>>>>>

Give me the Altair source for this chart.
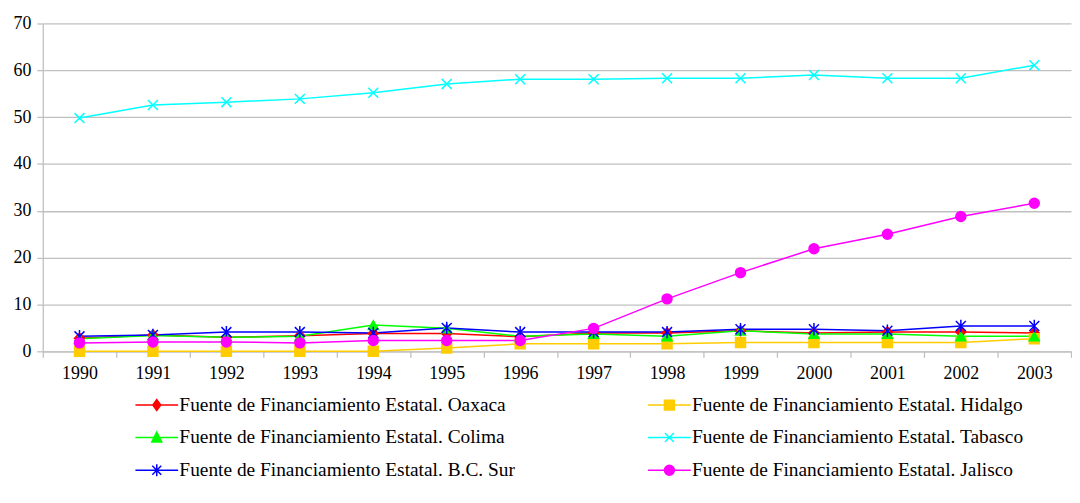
import altair as alt
import pandas as pd

years = [str(y) for y in range(1990, 2004)]

series = [
    "Fuente de Financiamiento Estatal. Oaxaca",
    "Fuente de Financiamiento Estatal. Hidalgo",
    "Fuente de Financiamiento Estatal. Colima",
    "Fuente de Financiamiento Estatal. Tabasco",
    "Fuente de Financiamiento Estatal. B.C. Sur",
    "Fuente de Financiamiento Estatal. Jalisco",
]

oaxaca = [2.8, 3.5, 3.0, 3.3, 3.8, 3.8, 3.1, 3.9, 3.9, 4.4, 3.9, 4.1, 4.1, 3.9]
hidalgo = [0, 0, 0, 0, 0, 0.7, 1.6, 1.6, 1.6, 1.9, 1.9, 1.9, 1.9, 2.7]
colima = [2.7, 3.4, 3.0, 3.2, 5.6, 4.9, 3.2, 3.7, 3.2, 4.4, 3.7, 3.7, 3.2, 3.2]
tabasco = [49.8, 52.6, 53.2, 53.9, 55.2, 57.1, 58.1, 58.1, 58.3, 58.3, 59.0, 58.3, 58.3, 61.1]
bcsur = [3.2, 3.5, 4.1, 4.1, 3.9, 5.0, 4.1, 4.1, 4.1, 4.7, 4.7, 4.4, 5.4, 5.4]
jalisco = [1.8, 2.0, 2.0, 1.8, 2.3, 2.3, 2.3, 4.9, 11.2, 16.8, 21.9, 25.0, 28.8, 31.6]

values = [oaxaca, hidalgo, colima, tabasco, bcsur, jalisco]
colors = ["#FF0000", "#FFCC00", "#00FF00", "#00FFFF", "#0000FF", "#FF00FF"]

point_shapes = [
    "diamond",
    "square",
    "triangle-up",
    "M-1,-1L1,1M-1,1L1,-1",
    "M-1,-1L1,1M-1,1L1,-1M0,-1.25L0,1.25",
    "circle",
]
LINE = "M-4.3,0L4.3,0"
legend_shapes = [
    LINE + "M0,-1.1L0.8,0L0,1.1L-0.8,0Z",
    LINE + "M-1,-1H1V1H-1Z",
    LINE + "M0,-1.1L1,0.9H-1Z",
    LINE + "M-0.9,-0.9L0.9,0.9M-0.9,0.9L0.9,-0.9",
    LINE + "M-0.9,-0.9L0.9,0.9M-0.9,0.9L0.9,-0.9M0,-1.2L0,1.2",
    LINE + "M-1,0A1,1 0 1,0 1,0A1,1 0 1,0 -1,0Z",
]

rows = []
for name, vals in zip(series, values):
    for yr, v in zip(years, vals):
        rows.append({"year": yr, "series": name, "value": v})
df = pd.DataFrame(rows)


def switch_expr(options):
    expr = "'%s'" % options[-1]
    for s, o in reversed(list(zip(series[:-1], options[:-1]))):
        expr = "datum.value === '%s' ? '%s' : (%s)" % (s, o, expr)
    return alt.ExprRef(expr=expr)


FONT = "Times New Roman"
GRAY = "#C0C0C0"

x_enc = alt.X(
    "year:O",
    title=None,
    bandPosition=0.5,
    scale=alt.Scale(type="band", paddingInner=0, paddingOuter=0, domain=years),
    axis=alt.Axis(
        labelAngle=0,
        tickBand="extent",
        grid=False,
        domainColor=GRAY,
        domainWidth=1.3,
        tickColor=GRAY,
        tickWidth=1.3,
        tickSize=6,
        labelFont=FONT,
        labelFontSize=18,
        labelColor="black",
        labelPadding=7,
    ),
)
y_enc = alt.Y(
    "value:Q",
    title=None,
    scale=alt.Scale(domain=[0, 70], nice=False),
    axis=alt.Axis(
        values=[0, 10, 20, 30, 40, 50, 60, 70],
        grid=True,
        gridColor=GRAY,
        gridWidth=1.3,
        domainColor=GRAY,
        domainWidth=1.3,
        tickColor=GRAY,
        tickWidth=1.3,
        tickSize=6,
        labelFont=FONT,
        labelFontSize=18,
        labelColor="black",
        labelPadding=6,
    ),
)

legend = alt.Legend(
    title=None,
    orient="none",
    legendX=105,
    legendY=374,
    columns=2,
    columnPadding=130,
    rowPadding=12,
    symbolSize=100,
    symbolStrokeWidth=1.5,
    symbolOffset=0,
    symbolOpacity=1,
    symbolType=switch_expr(legend_shapes),
    symbolFillColor=switch_expr(colors),
    symbolStrokeColor=switch_expr(colors),
    labelOffset=13,
    labelFont=FONT,
    labelFontSize=19.5,
    labelColor="black",
    labelLimit=600,
)

# legend lays out column by column: order the domain so rows read pairwise
legend_order = [0, 2, 4, 1, 3, 5]
color_enc = alt.Color(
    "series:N",
    scale=alt.Scale(domain=[series[i] for i in legend_order], range=[colors[i] for i in legend_order]),
    legend=legend,
)
perm = [5, 4, 3, 2, 1, 0]
stroke_enc = alt.Stroke(
    "series:N",
    scale=alt.Scale(domain=[series[i] for i in perm], range=[colors[i] for i in perm]),
    legend=None,
)
perm2 = [1, 2, 3, 4, 5, 0]
shape_enc = alt.Shape(
    "series:N",
    scale=alt.Scale(domain=[series[i] for i in perm2], range=[point_shapes[i] for i in perm2]),
    legend=None,
)

lines = alt.Chart(df).mark_line(strokeWidth=1.5).encode(
    x=x_enc,
    y=y_enc,
    color=color_enc,
    detail="series:N",
)

points = alt.Chart(df).mark_point(filled=True, size=100, strokeWidth=1.5, opacity=1).encode(
    x=x_enc,
    y=y_enc,
    color=color_enc,
    stroke=stroke_enc,
    shape=shape_enc,
)

chart = (
    alt.layer(lines, points)
    .properties(
        width=1035,
        height=330,
        padding={"left": 5, "top": 5, "right": 0, "bottom": 5},
        background="white",
    )
    .configure(font=FONT)
    .configure_view(stroke=None)
)

chart.save("out.html", embed_options={"renderer": "svg", "actions": False})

<<<<<

## EXERCISE
Write out every line above exactly as it is, leaving out the pictures.

## OUTPUT FOR THIS EXERCISE
Give me the Altair source for this chart.
import altair as alt
import pandas as pd

years = [str(y) for y in range(1990, 2004)]

series = [
    "Fuente de Financiamiento Estatal. Oaxaca",
    "Fuente de Financiamiento Estatal. Hidalgo",
    "Fuente de Financiamiento Estatal. Colima",
    "Fuente de Financiamiento Estatal. Tabasco",
    "Fuente de Financiamiento Estatal. B.C. Sur",
    "Fuente de Financiamiento Estatal. Jalisco",
]

oaxaca = [2.8, 3.5, 3.0, 3.3, 3.8, 3.8, 3.1, 3.9, 3.9, 4.4, 3.9, 4.1, 4.1, 3.9]
hidalgo = [0, 0, 0, 0, 0, 0.7, 1.6, 1.6, 1.6, 1.9, 1.9, 1.9, 1.9, 2.7]
colima = [2.7, 3.4, 3.0, 3.2, 5.6, 4.9, 3.2, 3.7, 3.2, 4.4, 3.7, 3.7, 3.2, 3.2]
tabasco = [49.8, 52.6, 53.2, 53.9, 55.2, 57.1, 58.1, 58.1, 58.3, 58.3, 59.0, 58.3, 58.3, 61.1]
bcsur = [3.2, 3.5, 4.1, 4.1, 3.9, 5.0, 4.1, 4.1, 4.1, 4.7, 4.7, 4.4, 5.4, 5.4]
jalisco = [1.8, 2.0, 2.0, 1.8, 2.3, 2.3, 2.3, 4.9, 11.2, 16.8, 21.9, 25.0, 28.8, 31.6]

values = [oaxaca, hidalgo, colima, tabasco, bcsur, jalisco]
colors = ["#FF0000", "#FFCC00", "#00FF00", "#00FFFF", "#0000FF", "#FF00FF"]

point_shapes = [
    "diamond",
    "square",
    "triangle-up",
    "M-1,-1L1,1M-1,1L1,-1",
    "M-1,-1L1,1M-1,1L1,-1M0,-1.25L0,1.25",
    "circle",
]
LINE = "M-4.3,0L4.3,0"
legend_shapes = [
    LINE + "M0,-1.1L0.8,0L0,1.1L-0.8,0Z",
    LINE + "M-1,-1H1V1H-1Z",
    LINE + "M0,-1.1L1,0.9H-1Z",
    LINE + "M-0.9,-0.9L0.9,0.9M-0.9,0.9L0.9,-0.9",
    LINE + "M-0.9,-0.9L0.9,0.9M-0.9,0.9L0.9,-0.9M0,-1.2L0,1.2",
    LINE + "M-1,0A1,1 0 1,0 1,0A1,1 0 1,0 -1,0Z",
]

rows = []
for name, vals in zip(series, values):
    for yr, v in zip(years, vals):
        rows.append({"year": yr, "series": name, "value": v})
df = pd.DataFrame(rows)


def switch_expr(options):
    expr = "'%s'" % options[-1]
    for s, o in reversed(list(zip(series[:-1], options[:-1]))):
        expr = "datum.value === '%s' ? '%s' : (%s)" % (s, o, expr)
    return alt.ExprRef(expr=expr)


FONT = "Times New Roman"
GRAY = "#C0C0C0"

x_enc = alt.X(
    "year:O",
    title=None,
    bandPosition=0.5,
    scale=alt.Scale(type="band", paddingInner=0, paddingOuter=0, domain=years),
    axis=alt.Axis(
        labelAngle=0,
        tickBand="extent",
        grid=False,
        domainColor=GRAY,
        domainWidth=1.3,
        tickColor=GRAY,
        tickWidth=1.3,
        tickSize=6,
        labelFont=FONT,
        labelFontSize=18,
        labelColor="black",
        labelPadding=7,
    ),
)
y_enc = alt.Y(
    "value:Q",
    title=None,
    scale=alt.Scale(domain=[0, 70], nice=False),
    axis=alt.Axis(
        values=[0, 10, 20, 30, 40, 50, 60, 70],
        grid=True,
        gridColor=GRAY,
        gridWidth=1.3,
        domainColor=GRAY,
        domainWidth=1.3,
        tickColor=GRAY,
        tickWidth=1.3,
        tickSize=6,
        labelFont=FONT,
        labelFontSize=18,
        labelColor="black",
        labelPadding=6,
    ),
)

legend = alt.Legend(
    title=None,
    orient="none",
    legendX=105,
    legendY=374,
    columns=2,
    columnPadding=130,
    rowPadding=12,
    symbolSize=100,
    symbolStrokeWidth=1.5,
    symbolOffset=0,
    symbolOpacity=1,
    symbolType=switch_expr(legend_shapes),
    symbolFillColor=switch_expr(colors),
    symbolStrokeColor=switch_expr(colors),
    labelOffset=13,
    labelFont=FONT,
    labelFontSize=19.5,
    labelColor="black",
    labelLimit=600,
)

# legend lays out column by column: order the domain so rows read pairwise
legend_order = [0, 2, 4, 1, 3, 5]
color_enc = alt.Color(
    "series:N",
    scale=alt.Scale(domain=[series[i] for i in legend_order], range=[colors[i] for i in legend_order]),
    legend=legend,
)
perm = [5, 4, 3, 2, 1, 0]
stroke_enc = alt.Stroke(
    "series:N",
    scale=alt.Scale(domain=[series[i] for i in perm], range=[colors[i] for i in perm]),
    legend=None,
)
perm2 = [1, 2, 3, 4, 5, 0]
shape_enc = alt.Shape(
    "series:N",
    scale=alt.Scale(domain=[series[i] for i in perm2], range=[point_shapes[i] for i in perm2]),
    legend=None,
)

lines = alt.Chart(df).mark_line(strokeWidth=1.5).encode(
    x=x_enc,
    y=y_enc,
    color=color_enc,
    detail="series:N",
)

points = alt.Chart(df).mark_point(filled=True, size=100, strokeWidth=1.5, opacity=1).encode(
    x=x_enc,
    y=y_enc,
    color=color_enc,
    stroke=stroke_enc,
    shape=shape_enc,
)

chart = (
    alt.layer(lines, points)
    .properties(
        width=1035,
        height=330,
        padding={"left": 5, "top": 5, "right": 0, "bottom": 5},
        background="white",
    )
    .configure(font=FONT)
    .configure_view(stroke=None)
)

chart.save("out.html", embed_options={"renderer": "svg", "actions": False})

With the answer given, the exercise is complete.